Zydalis Bauer: And I know that the other cards on exhibit that you were talking about that have been made by artists working today, those are some powerful cards as well.
Talk to us about what some of those playing cards represent in the exhibit.
Maggie North: These playing cards are really wonderful and they really are just a small selection of the amazing variety that’s out there today when you Google or you go on Etsy and search for contemporary playing cards.
Included in the display are playing cards that are designed by Kyra Johnson, who replaces the traditional face cards with influential figures from American history who have made strides in African American and Black history and culture. So, figures from Malcolm X to Michelle Obama.
There are also cards in the exhibition that feature colorful line drawings by Shantell Martin. And these are really a celebration of LGBTQ+ pride.
We have cards on view that illustrate Japanese tattooing traditions. And also, one of my favorites is a deck of cards designed by an artist named Rico Worl, who celebrates and depicts images that are central to indigenous cultures from the Pacific North – I’m sorry – from the Pacific Coast, so these are a deck of raven inspired playing cards.
Zydalis Bauer: I love that when you think of art, sometimes you think of something frames or sculptures.

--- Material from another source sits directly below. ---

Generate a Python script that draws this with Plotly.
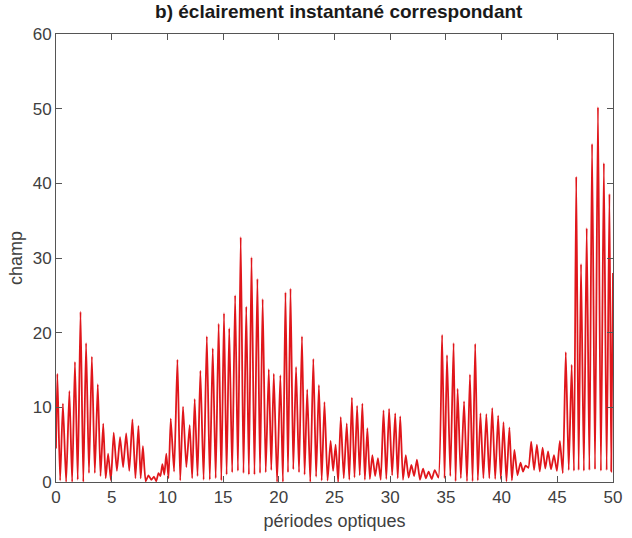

So, just to see this interpretation be on a playing card that people love to use every day is so cool.
As curator of this exhibition, what are you most proud of?
Maggie North: I think I’m most proud of the fact that we were able to create this dialog between Dalí‘s interpretation of the playing card, the history of playing cards, and these contemporary playing cards.
Because although Dalí is at the center of the exhibition title, this is an exhibition that is more broadly about the creative and playful history of cards and the ways in which cards will continue to be reinvented years and years into the future.